值得一提的還有《逆刺占》。這是一種預測來人所卜何事及其吉兇的占卜書。此書雖在唐宋書目上有記錄,但因過于粗糙草率,現已不存,幸有敦煌文書才能讓我們知道這種占卜術的概貌。敦煌占卜文書《逆刺占》的占辭有濃厚的地方社會生活特色。例如北敦14636《逆刺占》占辭說“丁位坐者,家有十五人,一人外養”,“戌地坐,家有五人或四人,父身外養”等。一家之中常有人“外養”,且被“外養”者包括家中的“父親”,那么“外養”何指?是敦煌地區特有的習俗嗎?“外養”的地點是否在寺院?這些問題都值得研究。再如,“占人家有酒法”占辭說:“寅時從寅上來……家有酒”;“巳時巳上來……家有酒少”;“申時坤上來……家中酒食,往即得”。這是能占出誰家有酒,去了就能喝上吃上。“巳時兌上來卜者……家有酒藏不出”;“丑時坎上來卜者……家有酒,藏在杖下”。這是能占出所要占卜的對象家中有酒,藏在何處,大概是準備去他家喝酒前的占卜。還有“占主人有酒,不與”的占辭,更是透露了主人有酒不給喝的怨氣。這些占辭或許反映了敦煌當地喝酒比較普及,是研究當時社會生活習俗的絕好資料。

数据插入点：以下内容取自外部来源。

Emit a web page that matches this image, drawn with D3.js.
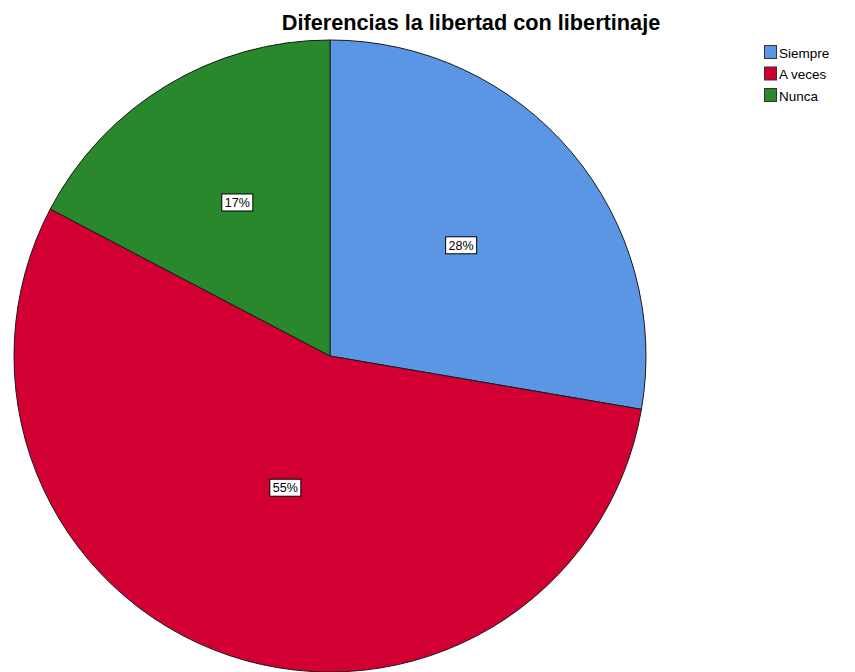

需要指出的是,占卜術沒有科學依據,很多占辭荒誕不經。因此,各朝各代都有對完全迷信占卜術的思想和行為予以質疑乃至批評者,唐代呂才就依據歷史資料對一些占卜術進行了批評。關于《宅經》,他認為把卜宅之文加上“五姓”是荒謬的,天下姓氏那么多,怎么可能都歸到五類姓中呢?關于《祿命書》,呂才批評說:“今時亦有同年同祿,而貴賤懸殊;共命共胎,而夭壽更異”,并舉出從魯莊公到秦始皇、漢武帝等“祿命不驗”的例子加以證明。關于《葬書》,呂才引用《春秋》《禮記》等經典中實例說明當時殯葬并不擇月日時,更與吉兇無關。他批評說:葬就是藏,“不得預測于將來”,“不可先知于地下”;“安葬吉兇不可信用”。將安葬與年月日時、墓田選擇聯系起來,“一事失所,禍及死生”,完全是“巫者利其貨賄”(《舊唐書·呂才傳》)。此外還有唐人盧藏用在《析滯論》中系統批評了拘泥于時日吉兇的思想,明確指出:“得失興亡,并關人事;吉兇悔吝,無涉天時……任賢使能,則不時日而事利;法審令正,則不卜筮而事吉;養勞賞功,則不禱祀而得福”,將吉兇禍福的最終原因歸結到人事上,是十分難得的。
敦煌占卜文書既是研究唐五代占卜書籍與占卜術的寶貴資料,也是研究當時社會生活實況與思想觀念的寶貴資料,值得我們高度重視并對其進行深入研究。